ROMA – Non è un paese per innovatori. Anzi. Per quanto il Presidente-segretario dica e ridica, la realtà italiana – nella sua “pornografica” evidenza – è di un luogo arretrato e senza visione. Altro che futuro, siamo a un tuffo nel passato. Qualche esempio.
I giornalisti rischiano ancora il carcere per diffamazione, contro ogni indicazione europea. Numerose testate chiuderanno i battenti, se il Fondo per l’editoria non viene almeno un po’ rimpinguato e se non si governa la transizione dall’ambiente analogico a quello digitale. Il servizio pubblico radiotelevisivo –sulla base del disegno di legge del Governo ora al Senato- torna a più di quarant’anni fa: come allora, sotto l’egida del potere esecutivo.

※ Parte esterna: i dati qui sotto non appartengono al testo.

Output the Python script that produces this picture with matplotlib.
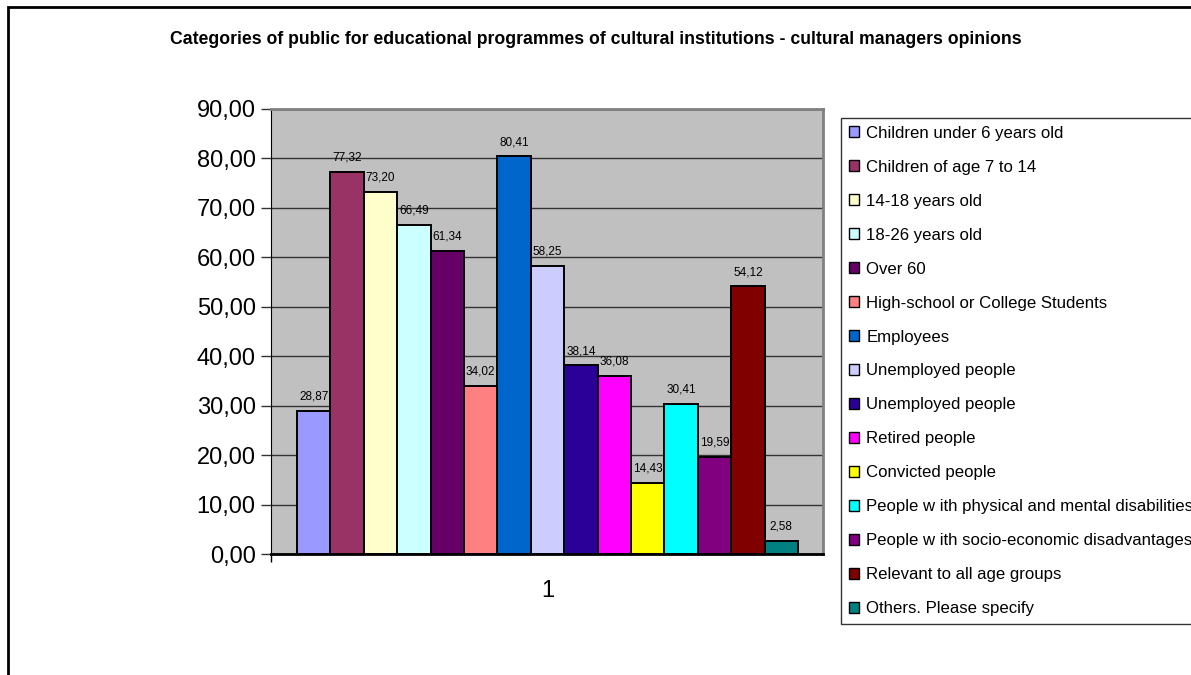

Anzi. Quest’ultimo sembra il suggello della controriforma istituzionale in corso d’opera: verso un autoritarismo fatto di personalizzazione della politica e di uso stabile della cerimonia mediatica.. Ma riprendiamo il filo. Il “punto di catastrofe” è costituito dalla vicenda del Piano della banda larga e ultralarga. Qui è in atto qualcosa che sta tra il surreale e il drammatico. Telecom, Metroweb, ora Enel. Perché una simile colpevole confusione? Servirebbe un “compromesso positivo” tra i diversi soggetti –nazionali e locali (e sì, la fibra richiede il protagonismo dei territori)- con un indirizzo garantito dalla sfera pubblica: innanzitutto la “neutralità” della rete e l’accesso libero. Così, è lecito chiedersi come mai non si investa di più sulla produzione dei contenuti: la creatività c’è, eccome, ma deve battagliare con tagli e burocrazie.
La partita corre sul “filo” e sull’offerta di programmi, film e audiovisivi. E naviga nell’oceano crossmediale, multipiattaforma, riunificato dai linguaggi digitali. E’ in corso l”addomesticamento sociale” delle forme contemporanee di comunicazione: modalità e stili di consumo lontani dal piccolo mondo antico. Insomma, è in gioco un pezzo della democrazia materiale. Guai se all’evoluzione tecnica corrispondessero ulteriori pesanti divisioni culturali e sociali.
Per finire. La ministra Boschi ha rilanciato il tema –inquietante per la storia italiana- del conflitto di interessi. Ci sono testi in Parlamento, tutti migliori della normativa in vigore, debole e inutile. Se ne estragga uno a sorte e lo si approvi. A meno che il conflitto di interessi sia solo una metafora.